### Your goal
Leave out the pictures and set down exactly the lines from the start of the listing through the one with "var yTicks = [0, 0.2, 0.4, 0.6, 0.8, 1];", both included.

----- Collected material -----

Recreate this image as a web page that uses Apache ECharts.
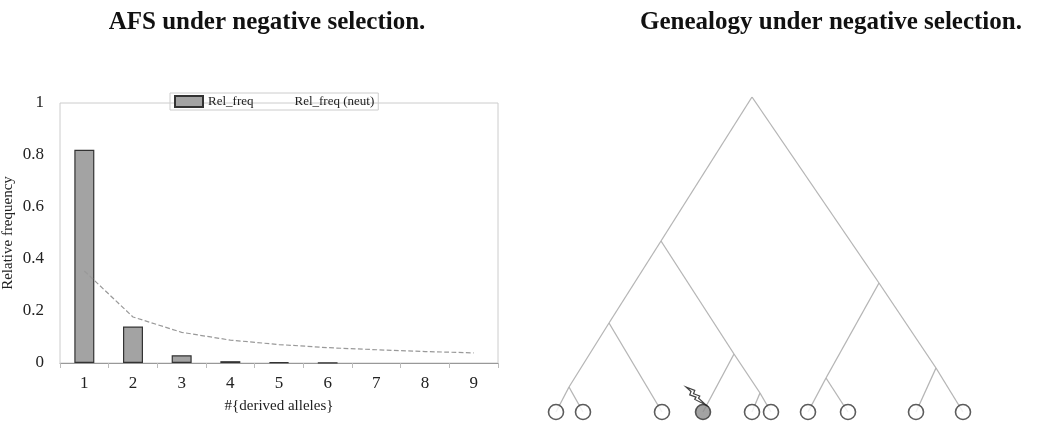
<!DOCTYPE html>
<html>
<head>
<meta charset="utf-8">
<script src="https://cdn.jsdelivr.net/npm/echarts@6/dist/echarts.min.js"></script>
<style>html,body{margin:0;padding:0;background:#fff}#chart{width:1039px;height:432px}</style>
</head>
<body>
<div id="chart"></div>
<script>
// AFS panel
var categories = ['1','2','3','4','5','6','7','8','9'];
var relFreq = [0.82, 0.14, 0.03, 0.007, 0.003, 0.001, null, null, null];
var relFreqNeut = [0.354, 0.177, 0.118, 0.088, 0.071, 0.059, 0.051, 0.044, 0.039];
var yTicks = [0, 0.2, 0.4, 0.6, 0.8, 1];

// genealogy panel: node positions (x across, height above leaves)
var nodeX = {root:752, A:661, B:609, G:569, D:734, E:760, F:879, H:826, I:936,
             l1:556, l2:583, l3:662, l4:703, l5:752, l6:771, l7:808, l8:848, l9:916, l10:963};
var nodeH = {root:315, A:171, B:89, G:25, D:58, E:19, F:129, H:34, I:44,
             l1:0, l2:0, l3:0, l4:0, l5:0, l6:0, l7:0, l8:0, l9:0, l10:0};
var edges = [['root','A'],['root','F'],['A','B'],['A','D'],['B','G'],['B','l3'],['G','l1'],['G','l2'],
             ['D','l4'],['D','E'],['E','l5'],['E','l6'],['F','H'],['F','I'],['H','l7'],['H','l8'],['I','l9'],['I','l10']];
var leaves = ['l1','l2','l3','l5','l6','l7','l8','l9','l10'];
var mutated = ['l4'];

var font = 'Liberation Serif';
var chart = echarts.init(document.getElementById('chart'));
var bolt = 'path://M0,0 L7,3 L6,6 L11,8 L10,10 L16,16 L7,11 L8,9 L3,7 L4,4 Z';

chart.setOption({
    textStyle:{fontFamily:font},
    title:[
        {text:'AFS under negative selection.', left:262, top:5, textAlign:'center',
         textStyle:{fontFamily:font, fontSize:25, fontWeight:'bold', color:'#111'}},
        {text:'Genealogy under negative selection.', left:826, top:5, textAlign:'center',
         textStyle:{fontFamily:font, fontSize:25, fontWeight:'bold', color:'#111'}}
    ],
    legend:{
        left:170, top:93, itemGap:8, itemWidth:28, itemHeight:11,
        borderColor:'#ccc', borderWidth:1, padding:[2,4],
        textStyle:{fontFamily:font, fontSize:13, color:'#222'},
        data:[{name:'Rel_freq', icon:'rect'},
              {name:'Rel_freq (neut)', icon:'none', itemStyle:{opacity:0}}]
    },
    grid:[
        {left:60, top:103, width:438, height:260, show:true, borderColor:'#ccc', borderWidth:1},
        {left:540, top:97, width:440, height:315}
    ],
    xAxis:[
        {type:'category', gridIndex:0, data:categories, boundaryGap:true,
         name:'#{derived alleles}', nameLocation:'middle', nameGap:36,
         nameTextStyle:{fontFamily:font, fontSize:15, color:'#222'},
         axisLine:{lineStyle:{color:'#999'}}, axisTick:{show:true, lineStyle:{color:'#bbb'}},
         axisLabel:{fontFamily:font, fontSize:17, color:'#222', margin:12}},
        {type:'value', gridIndex:1, min:540, max:980, show:false}
    ],
    yAxis:[
        {type:'value', gridIndex:0, min:0, max:1, interval:0.2,
         name:'Relative frequency', nameLocation:'middle', nameGap:44,
         nameTextStyle:{fontFamily:font, fontSize:15, color:'#222'},
         splitLine:{show:false}, axisLine:{show:false}, axisTick:{show:false},
         axisLabel:{fontFamily:font, fontSize:17, color:'#222', margin:16,
                    formatter:function(v){return yTicks.indexOf(+v.toFixed(1))>=0 ? String(+v.toFixed(1)) : '';}}},
        {type:'value', gridIndex:1, min:0, max:315, show:false}
    ],
    series:[
        {name:'Rel_freq', type:'bar', xAxisIndex:0, yAxisIndex:0, data:relFreq, barWidth:20,
         itemStyle:{color:'#a3a3a3', borderColor:'#333', borderWidth:1.2}},
        {name:'Rel_freq (neut)', type:'line', xAxisIndex:0, yAxisIndex:0, data:relFreqNeut,
         symbol:'none', lineStyle:{color:'#999', width:1.2, type:'dashed'}, itemStyle:{color:'#999'}},
        {type:'lines', coordinateSystem:'cartesian2d', xAxisIndex:1, yAxisIndex:1, silent:true,
         lineStyle:{color:'#b5b5b5', width:1.3, opacity:1},
         data:edges.map(function(e){return {coords:[[nodeX[e[0]],nodeH[e[0]]],[nodeX[e[1]],nodeH[e[1]]]]};})},
        {type:'scatter', xAxisIndex:1, yAxisIndex:1, symbol:'circle', symbolSize:15, silent:true,
         itemStyle:{color:'#fff', borderColor:'#333', borderWidth:1.6},
         data:leaves.map(function(k){return [nodeX[k],nodeH[k]];})},
        {type:'scatter', xAxisIndex:1, yAxisIndex:1, symbol:'circle', symbolSize:15, silent:true,
         itemStyle:{color:'#8c8c8c', borderColor:'#333', borderWidth:1.6},
         data:mutated.map(function(k){return [nodeX[k],nodeH[k]];})},
        {type:'scatter', xAxisIndex:1, yAxisIndex:1, symbol:bolt, symbolSize:[20,18], silent:true,
         symbolOffset:[-7,-16],
         itemStyle:{color:'#fff', borderColor:'#111', borderWidth:1.2},
         data:mutated.map(function(k){return [nodeX[k],nodeH[k]];})}
    ]
});
</script>
</body>
</html>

-----

### Exercise output
Recreate this image as a web page that uses Apache ECharts.
<!DOCTYPE html>
<html>
<head>
<meta charset="utf-8">
<script src="https://cdn.jsdelivr.net/npm/echarts@6/dist/echarts.min.js"></script>
<style>html,body{margin:0;padding:0;background:#fff}#chart{width:1039px;height:432px}</style>
</head>
<body>
<div id="chart"></div>
<script>
// AFS panel
var categories = ['1','2','3','4','5','6','7','8','9'];
var relFreq = [0.82, 0.14, 0.03, 0.007, 0.003, 0.001, null, null, null];
var relFreqNeut = [0.354, 0.177, 0.118, 0.088, 0.071, 0.059, 0.051, 0.044, 0.039];
var yTicks = [0, 0.2, 0.4, 0.6, 0.8, 1];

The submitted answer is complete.